Rows from a dataset of charts and code
▼
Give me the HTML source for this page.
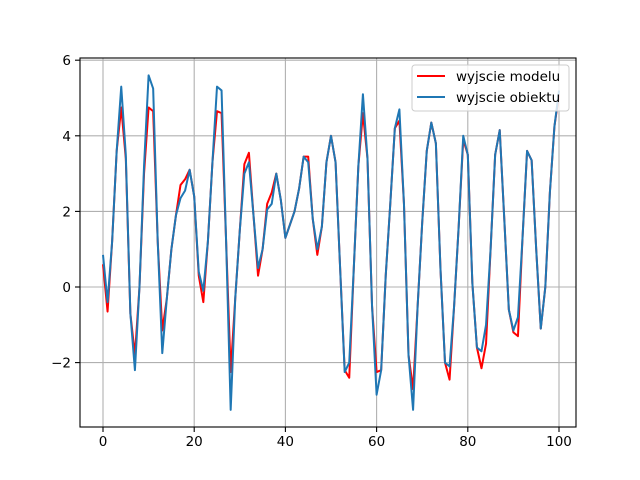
<!DOCTYPE html>
<html><head><meta charset="utf-8"><style>
body{margin:0;background:#fff;}
svg{display:block;font-family:"DejaVu Sans","Liberation Sans",sans-serif;}
</style></head><body>
<svg id="chart" width="640" height="480"></svg>
<script>
const xTicks=[0,20,40,60,80,100];
const yTicks=[-2,0,2,4,6];
const objectValues=[0.85,-0.4,1.2,3.6,5.3,3.5,-0.7,-2.2,0.0,3.2,5.6,5.25,1.2,-1.75,-0.3,1.0,1.9,2.35,2.55,3.1,2.4,0.4,-0.1,1.2,3.3,5.3,5.2,1.2,-3.25,-0.3,1.5,3.0,3.3,1.9,0.5,1.0,2.05,2.2,3.0,2.3,1.3,1.65,2.0,2.6,3.45,3.3,1.8,1.0,1.6,3.3,4.0,3.3,0.5,-2.25,-2.0,0.5,3.2,5.1,3.4,-0.5,-2.85,-2.2,0.3,2.2,4.2,4.7,2.2,-1.8,-3.25,-0.5,1.7,3.6,4.35,3.8,0.5,-2.0,-2.1,-0.5,1.6,4.0,3.5,0.1,-1.6,-1.7,-1.0,1.0,3.5,4.15,1.8,-0.6,-1.15,-0.8,1.3,3.6,3.35,1.0,-1.1,0.0,2.5,4.25,5.2];
const modelValues=[0.6,-0.65,1.2,3.6,4.75,3.4,-0.7,-1.8,0.0,3.0,4.75,4.65,1.2,-1.15,-0.3,1.0,1.9,2.7,2.85,3.1,2.4,0.3,-0.4,1.2,3.3,4.65,4.6,1.2,-2.25,-0.3,1.5,3.25,3.55,1.9,0.3,1.0,2.2,2.5,3.0,2.3,1.3,1.65,2.0,2.6,3.45,3.45,1.8,0.85,1.6,3.3,4.0,3.3,0.5,-2.2,-2.4,0.5,3.2,4.6,3.4,-0.5,-2.25,-2.2,0.3,2.2,4.2,4.4,2.2,-1.8,-2.7,-0.5,1.7,3.6,4.35,3.8,0.5,-2.0,-2.45,-0.5,1.6,3.9,3.5,0.1,-1.6,-2.15,-1.5,1.0,3.5,4.15,1.8,-0.6,-1.2,-1.3,1.3,3.6,3.35,1.0,-1.1,0.0,2.5,4.25,5.1];
const NS="http://www.w3.org/2000/svg";
const svg=document.getElementById('chart');
const L=80,R=576,T=58,B=427;
const X=v=>103+(v)*4.56;
const Y=v=>287-v*37.8;
function el(t,a,p){const e=document.createElementNS(NS,t);for(const k in a)e.setAttribute(k,a[k]);(p||svg).appendChild(e);return e;}
xTicks.forEach(t=>{
 const g=el('line',{x1:X(t),x2:X(t),y1:T,y2:B,stroke:'#b0b0b0','stroke-width':1.1});
 
 
 el('line',{x1:X(t),x2:X(t),y1:B,y2:B+5,stroke:'#000','stroke-width':1.1});
 const tx=el('text',{x:X(t),y:B+19,'text-anchor':'middle','font-size':13.5,fill:'#000'});tx.textContent=t;
 
 
});
yTicks.forEach(t=>{
 const g=el('line',{x1:L,x2:R,y1:Y(t),y2:Y(t),stroke:'#b0b0b0','stroke-width':1.1});
 
 
 el('line',{x1:L-5,x2:L,y1:Y(t),y2:Y(t),stroke:'#000','stroke-width':1.1});
 const tx=el('text',{x:L-9,y:Y(t)+5,'text-anchor':'end','font-size':13.5,fill:'#000'});tx.textContent=String(t).replace('-','\u2212');
 
 
});
function line(vals,color,name){
 const p=el('polyline',{points:vals.map((v,i)=>X(i)+','+Y(v)).join(' '),fill:'none',stroke:color,'stroke-width':2,'stroke-linejoin':'round'});
 
 
}
line(modelValues,'#ff0000','model-output-line');
line(objectValues,'#1f77b4','object-output-line');
const fr=el('rect',{x:L,y:T,width:R-L,height:B-T,fill:'none',stroke:'#000','stroke-width':1.1});


const lg=el('g',{});


el('rect',{x:412,y:65,width:157,height:46,rx:3,fill:'#fff','fill-opacity':0.8,stroke:'#ccc','stroke-width':1},lg);
el('line',{x1:417,x2:445,y1:76,y2:76,stroke:'#ff0000','stroke-width':2},lg);
el('line',{x1:417,x2:445,y1:97,y2:97,stroke:'#1f77b4','stroke-width':2},lg);
const t1=el('text',{x:456,y:81,'font-size':13.5,fill:'#000'},lg);t1.textContent='wyjscie modelu';


const t2=el('text',{x:456,y:102,'font-size':13.5,fill:'#000'},lg);t2.textContent='wyjscie obiektu';


</script>
</body></html>
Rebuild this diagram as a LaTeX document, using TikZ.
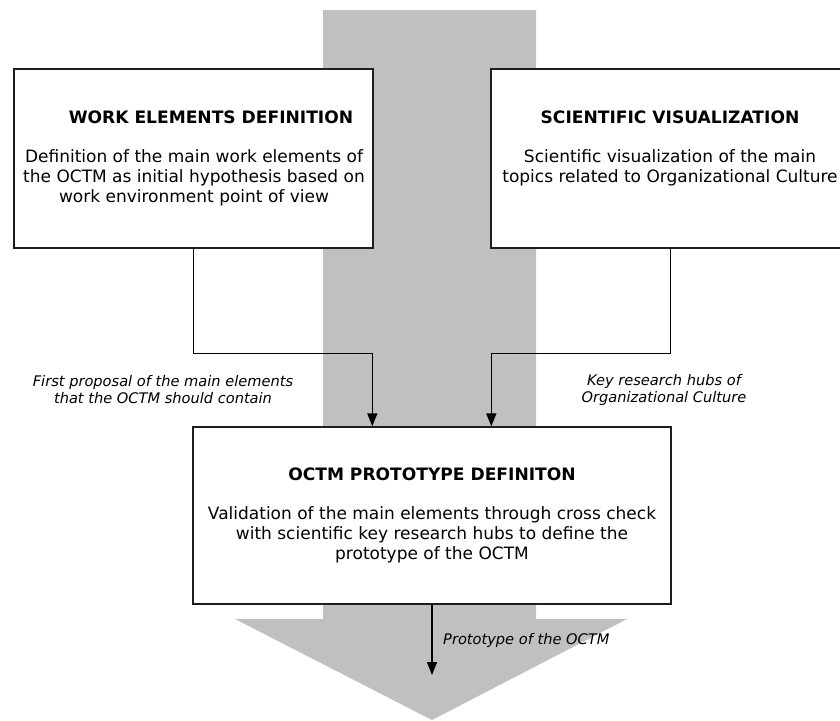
▲
**TASK BRIEF**
Across the data, tally the lines containing "this" and give back the number alone.

**THE COMPLETED TASK**
2